EXERCISE REQUIREMENTS: Find all lines in the records that include the word "with", and copy them out.

SUPPLIED INFORMATION:
»»

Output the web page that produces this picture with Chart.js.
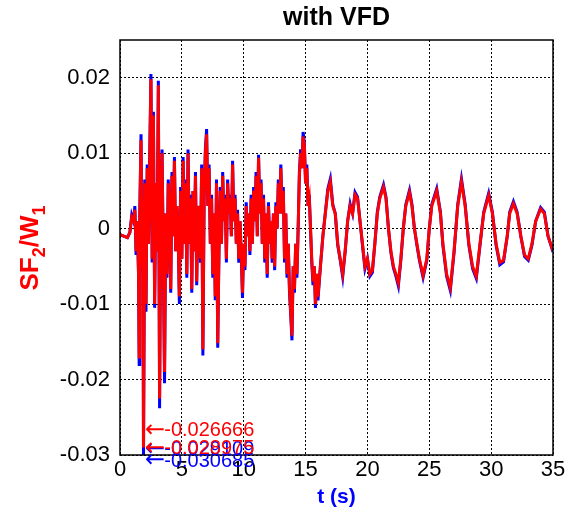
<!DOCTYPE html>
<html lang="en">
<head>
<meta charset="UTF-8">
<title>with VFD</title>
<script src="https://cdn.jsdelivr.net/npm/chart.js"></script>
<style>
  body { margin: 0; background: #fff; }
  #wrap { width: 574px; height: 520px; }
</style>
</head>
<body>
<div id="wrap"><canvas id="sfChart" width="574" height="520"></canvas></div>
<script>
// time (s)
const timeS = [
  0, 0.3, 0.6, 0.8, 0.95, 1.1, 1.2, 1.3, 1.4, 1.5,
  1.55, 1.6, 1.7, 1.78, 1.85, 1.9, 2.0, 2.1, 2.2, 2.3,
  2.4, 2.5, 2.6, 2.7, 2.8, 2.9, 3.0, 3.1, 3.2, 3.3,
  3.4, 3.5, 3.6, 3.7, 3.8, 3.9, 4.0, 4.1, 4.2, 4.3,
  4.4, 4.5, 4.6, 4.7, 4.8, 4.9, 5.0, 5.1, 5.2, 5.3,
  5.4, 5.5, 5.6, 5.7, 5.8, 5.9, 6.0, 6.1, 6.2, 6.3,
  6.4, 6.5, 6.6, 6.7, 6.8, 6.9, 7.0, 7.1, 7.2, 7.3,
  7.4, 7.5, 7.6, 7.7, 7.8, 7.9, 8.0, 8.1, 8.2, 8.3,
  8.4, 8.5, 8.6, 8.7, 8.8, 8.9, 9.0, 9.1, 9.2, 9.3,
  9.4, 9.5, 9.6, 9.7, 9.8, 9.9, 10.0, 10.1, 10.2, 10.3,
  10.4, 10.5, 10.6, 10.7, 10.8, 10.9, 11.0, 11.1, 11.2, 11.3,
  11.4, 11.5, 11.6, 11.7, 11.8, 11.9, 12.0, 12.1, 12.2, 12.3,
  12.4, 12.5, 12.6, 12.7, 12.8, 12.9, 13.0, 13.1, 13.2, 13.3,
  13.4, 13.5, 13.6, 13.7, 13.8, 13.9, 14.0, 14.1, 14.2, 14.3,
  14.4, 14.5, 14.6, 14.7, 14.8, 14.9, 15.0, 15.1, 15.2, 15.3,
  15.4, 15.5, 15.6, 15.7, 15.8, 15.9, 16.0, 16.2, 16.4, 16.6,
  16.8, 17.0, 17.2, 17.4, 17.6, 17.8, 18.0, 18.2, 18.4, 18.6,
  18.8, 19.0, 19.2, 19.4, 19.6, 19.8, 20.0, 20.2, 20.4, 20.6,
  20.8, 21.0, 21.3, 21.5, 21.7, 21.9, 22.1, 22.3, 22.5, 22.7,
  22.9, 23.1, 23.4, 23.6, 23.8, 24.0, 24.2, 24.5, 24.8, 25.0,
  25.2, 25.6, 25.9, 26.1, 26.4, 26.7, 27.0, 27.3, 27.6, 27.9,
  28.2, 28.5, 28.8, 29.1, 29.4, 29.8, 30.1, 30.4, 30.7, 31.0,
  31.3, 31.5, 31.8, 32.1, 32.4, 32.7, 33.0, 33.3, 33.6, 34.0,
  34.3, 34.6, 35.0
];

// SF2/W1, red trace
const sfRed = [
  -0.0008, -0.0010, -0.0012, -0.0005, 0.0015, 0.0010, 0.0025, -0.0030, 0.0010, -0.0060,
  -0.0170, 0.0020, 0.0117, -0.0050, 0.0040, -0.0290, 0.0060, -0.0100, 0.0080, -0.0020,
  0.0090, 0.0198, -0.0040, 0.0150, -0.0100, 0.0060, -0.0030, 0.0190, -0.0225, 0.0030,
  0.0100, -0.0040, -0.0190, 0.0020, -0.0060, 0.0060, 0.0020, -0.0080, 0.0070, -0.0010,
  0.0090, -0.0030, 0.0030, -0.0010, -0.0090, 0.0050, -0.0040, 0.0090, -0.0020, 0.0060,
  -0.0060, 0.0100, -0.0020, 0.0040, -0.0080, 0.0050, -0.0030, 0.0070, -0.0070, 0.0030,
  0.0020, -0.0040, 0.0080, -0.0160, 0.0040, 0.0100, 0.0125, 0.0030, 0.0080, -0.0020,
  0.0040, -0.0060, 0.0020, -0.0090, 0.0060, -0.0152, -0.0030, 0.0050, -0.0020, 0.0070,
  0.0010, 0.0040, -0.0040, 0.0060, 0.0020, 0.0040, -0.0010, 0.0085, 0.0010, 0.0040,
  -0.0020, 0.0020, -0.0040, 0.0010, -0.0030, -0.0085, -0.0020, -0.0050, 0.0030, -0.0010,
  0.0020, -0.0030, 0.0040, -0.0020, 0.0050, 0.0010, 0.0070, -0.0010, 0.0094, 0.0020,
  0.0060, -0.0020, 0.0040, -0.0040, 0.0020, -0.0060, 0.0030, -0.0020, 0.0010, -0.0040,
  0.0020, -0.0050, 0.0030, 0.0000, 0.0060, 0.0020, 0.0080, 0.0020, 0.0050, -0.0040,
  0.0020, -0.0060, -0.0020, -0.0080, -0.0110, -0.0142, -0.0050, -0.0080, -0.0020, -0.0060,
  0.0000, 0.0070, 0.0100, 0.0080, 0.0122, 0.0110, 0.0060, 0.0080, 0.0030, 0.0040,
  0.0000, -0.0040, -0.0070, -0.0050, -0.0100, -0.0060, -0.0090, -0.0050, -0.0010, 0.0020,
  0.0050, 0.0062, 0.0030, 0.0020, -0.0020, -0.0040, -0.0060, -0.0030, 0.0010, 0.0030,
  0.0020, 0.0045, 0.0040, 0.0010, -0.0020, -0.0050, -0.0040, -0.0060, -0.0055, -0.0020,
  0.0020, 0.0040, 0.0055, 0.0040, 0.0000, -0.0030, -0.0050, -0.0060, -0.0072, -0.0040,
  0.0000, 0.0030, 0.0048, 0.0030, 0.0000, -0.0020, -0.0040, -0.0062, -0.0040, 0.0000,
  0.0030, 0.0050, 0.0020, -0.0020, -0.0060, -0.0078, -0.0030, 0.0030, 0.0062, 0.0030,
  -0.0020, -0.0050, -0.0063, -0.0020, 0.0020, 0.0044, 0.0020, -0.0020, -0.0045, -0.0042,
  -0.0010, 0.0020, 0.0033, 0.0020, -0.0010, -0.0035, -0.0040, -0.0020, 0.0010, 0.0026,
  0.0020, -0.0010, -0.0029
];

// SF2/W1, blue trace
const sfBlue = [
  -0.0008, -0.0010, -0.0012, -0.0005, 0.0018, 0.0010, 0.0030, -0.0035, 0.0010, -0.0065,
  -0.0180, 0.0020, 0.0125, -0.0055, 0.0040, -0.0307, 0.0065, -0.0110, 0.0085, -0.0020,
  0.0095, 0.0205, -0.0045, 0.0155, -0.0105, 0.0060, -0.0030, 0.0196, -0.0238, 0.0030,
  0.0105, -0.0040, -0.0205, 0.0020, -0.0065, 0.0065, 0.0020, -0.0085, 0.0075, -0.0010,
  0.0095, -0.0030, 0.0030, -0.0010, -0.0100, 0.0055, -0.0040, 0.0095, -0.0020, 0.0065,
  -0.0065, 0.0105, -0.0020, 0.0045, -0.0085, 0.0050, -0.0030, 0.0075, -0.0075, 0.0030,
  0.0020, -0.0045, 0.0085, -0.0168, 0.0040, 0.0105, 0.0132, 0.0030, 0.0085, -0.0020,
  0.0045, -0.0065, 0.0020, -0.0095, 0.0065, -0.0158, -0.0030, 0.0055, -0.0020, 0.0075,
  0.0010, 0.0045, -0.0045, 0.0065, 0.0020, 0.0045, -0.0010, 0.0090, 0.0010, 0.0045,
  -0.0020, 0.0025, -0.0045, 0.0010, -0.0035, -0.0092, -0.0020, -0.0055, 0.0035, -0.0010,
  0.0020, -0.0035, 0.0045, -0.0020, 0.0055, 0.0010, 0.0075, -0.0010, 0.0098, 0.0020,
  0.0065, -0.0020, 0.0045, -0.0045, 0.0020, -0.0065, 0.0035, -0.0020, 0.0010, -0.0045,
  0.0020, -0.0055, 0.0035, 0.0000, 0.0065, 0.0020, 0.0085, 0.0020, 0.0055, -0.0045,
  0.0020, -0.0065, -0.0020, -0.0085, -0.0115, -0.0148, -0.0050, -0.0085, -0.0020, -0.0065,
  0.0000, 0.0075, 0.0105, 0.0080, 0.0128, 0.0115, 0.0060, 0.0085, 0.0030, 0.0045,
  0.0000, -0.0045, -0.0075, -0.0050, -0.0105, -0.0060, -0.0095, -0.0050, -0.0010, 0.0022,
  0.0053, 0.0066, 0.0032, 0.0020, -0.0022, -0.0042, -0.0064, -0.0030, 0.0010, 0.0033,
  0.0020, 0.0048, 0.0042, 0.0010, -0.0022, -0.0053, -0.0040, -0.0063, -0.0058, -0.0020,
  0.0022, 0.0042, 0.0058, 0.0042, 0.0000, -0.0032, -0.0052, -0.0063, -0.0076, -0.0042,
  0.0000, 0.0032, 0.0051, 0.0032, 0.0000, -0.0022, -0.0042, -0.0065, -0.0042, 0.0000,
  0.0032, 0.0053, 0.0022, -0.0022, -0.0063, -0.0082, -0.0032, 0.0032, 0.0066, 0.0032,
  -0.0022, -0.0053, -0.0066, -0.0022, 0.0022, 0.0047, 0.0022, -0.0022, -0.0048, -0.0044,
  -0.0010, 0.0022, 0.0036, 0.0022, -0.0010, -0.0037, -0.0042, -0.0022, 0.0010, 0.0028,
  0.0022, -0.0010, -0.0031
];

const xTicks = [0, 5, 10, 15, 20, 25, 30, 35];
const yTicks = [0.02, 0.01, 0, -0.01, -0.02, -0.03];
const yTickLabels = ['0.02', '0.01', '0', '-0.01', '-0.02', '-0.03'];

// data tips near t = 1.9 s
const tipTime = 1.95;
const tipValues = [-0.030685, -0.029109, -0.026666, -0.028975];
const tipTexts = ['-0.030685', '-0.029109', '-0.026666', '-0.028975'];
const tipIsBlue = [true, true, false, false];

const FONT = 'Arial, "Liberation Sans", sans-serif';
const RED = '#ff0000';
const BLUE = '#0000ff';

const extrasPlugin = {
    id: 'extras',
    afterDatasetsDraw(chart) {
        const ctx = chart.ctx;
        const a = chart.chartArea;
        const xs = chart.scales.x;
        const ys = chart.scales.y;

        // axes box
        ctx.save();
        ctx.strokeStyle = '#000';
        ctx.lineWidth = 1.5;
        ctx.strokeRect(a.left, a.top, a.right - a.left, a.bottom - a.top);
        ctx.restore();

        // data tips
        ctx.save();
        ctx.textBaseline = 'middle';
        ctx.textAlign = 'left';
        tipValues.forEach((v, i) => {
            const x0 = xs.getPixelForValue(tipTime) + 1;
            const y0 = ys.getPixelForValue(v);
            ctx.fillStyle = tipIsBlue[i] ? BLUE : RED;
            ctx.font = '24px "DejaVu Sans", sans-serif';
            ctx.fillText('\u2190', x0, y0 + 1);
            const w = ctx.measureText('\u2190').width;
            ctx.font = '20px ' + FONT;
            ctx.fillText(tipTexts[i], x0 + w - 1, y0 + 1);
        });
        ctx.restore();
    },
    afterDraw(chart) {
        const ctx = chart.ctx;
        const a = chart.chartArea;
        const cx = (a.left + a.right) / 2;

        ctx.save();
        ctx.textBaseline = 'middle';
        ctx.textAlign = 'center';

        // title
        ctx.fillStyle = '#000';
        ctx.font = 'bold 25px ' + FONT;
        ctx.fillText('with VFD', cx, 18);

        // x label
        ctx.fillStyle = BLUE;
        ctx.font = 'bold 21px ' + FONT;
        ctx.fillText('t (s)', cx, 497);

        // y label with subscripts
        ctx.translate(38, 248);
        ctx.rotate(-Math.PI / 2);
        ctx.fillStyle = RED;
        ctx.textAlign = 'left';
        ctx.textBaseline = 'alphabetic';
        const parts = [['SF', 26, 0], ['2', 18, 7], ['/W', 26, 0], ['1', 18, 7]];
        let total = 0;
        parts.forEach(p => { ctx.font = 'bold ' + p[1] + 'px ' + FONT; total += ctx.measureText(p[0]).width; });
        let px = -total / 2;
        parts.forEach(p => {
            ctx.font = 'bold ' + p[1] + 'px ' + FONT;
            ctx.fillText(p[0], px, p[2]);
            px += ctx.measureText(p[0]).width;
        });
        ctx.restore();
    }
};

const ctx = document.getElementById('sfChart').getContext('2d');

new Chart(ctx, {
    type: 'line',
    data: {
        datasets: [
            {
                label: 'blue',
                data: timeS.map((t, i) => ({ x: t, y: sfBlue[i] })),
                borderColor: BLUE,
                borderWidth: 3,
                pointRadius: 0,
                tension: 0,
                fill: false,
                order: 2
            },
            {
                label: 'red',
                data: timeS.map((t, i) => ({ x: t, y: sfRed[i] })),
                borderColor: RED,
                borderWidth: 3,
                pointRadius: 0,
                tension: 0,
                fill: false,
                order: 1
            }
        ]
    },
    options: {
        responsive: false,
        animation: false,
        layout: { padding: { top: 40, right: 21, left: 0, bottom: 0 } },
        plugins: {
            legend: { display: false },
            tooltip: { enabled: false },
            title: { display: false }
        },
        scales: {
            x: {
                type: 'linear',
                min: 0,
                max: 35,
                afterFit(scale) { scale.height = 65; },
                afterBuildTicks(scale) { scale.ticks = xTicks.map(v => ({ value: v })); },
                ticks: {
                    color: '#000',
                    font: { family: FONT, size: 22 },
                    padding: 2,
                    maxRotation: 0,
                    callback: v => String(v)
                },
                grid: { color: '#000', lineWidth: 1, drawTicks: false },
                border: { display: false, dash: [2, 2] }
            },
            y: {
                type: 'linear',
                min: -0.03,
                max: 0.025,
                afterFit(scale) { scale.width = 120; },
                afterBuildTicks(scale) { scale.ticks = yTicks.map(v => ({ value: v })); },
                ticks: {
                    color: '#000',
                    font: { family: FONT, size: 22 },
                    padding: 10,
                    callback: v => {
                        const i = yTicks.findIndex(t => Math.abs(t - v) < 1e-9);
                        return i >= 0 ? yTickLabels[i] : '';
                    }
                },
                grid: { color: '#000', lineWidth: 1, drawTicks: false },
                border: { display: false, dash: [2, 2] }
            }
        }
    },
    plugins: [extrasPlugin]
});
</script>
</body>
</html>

««
»»

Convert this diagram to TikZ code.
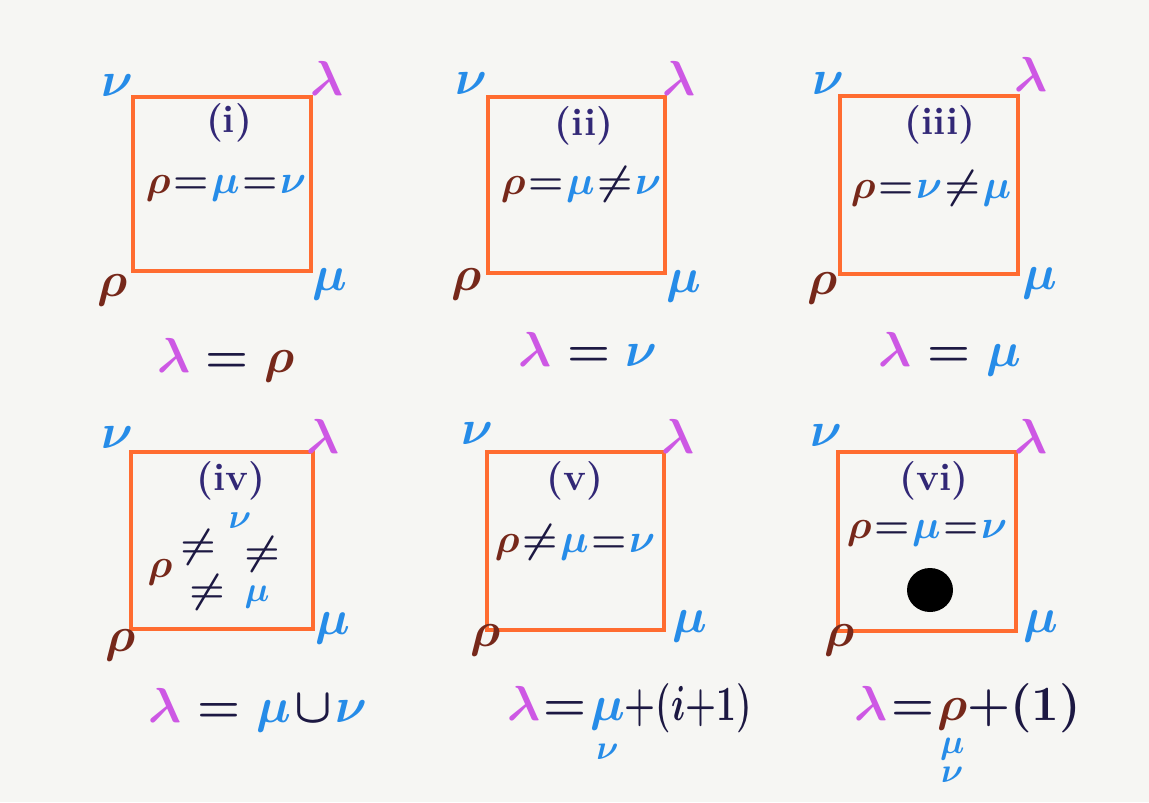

««

TASK ANSWER:
Output the web page that produces this picture with Chart.js.
<title>with VFD</title>
        ctx.fillText('with VFD', cx, 18);
        // y label with subscripts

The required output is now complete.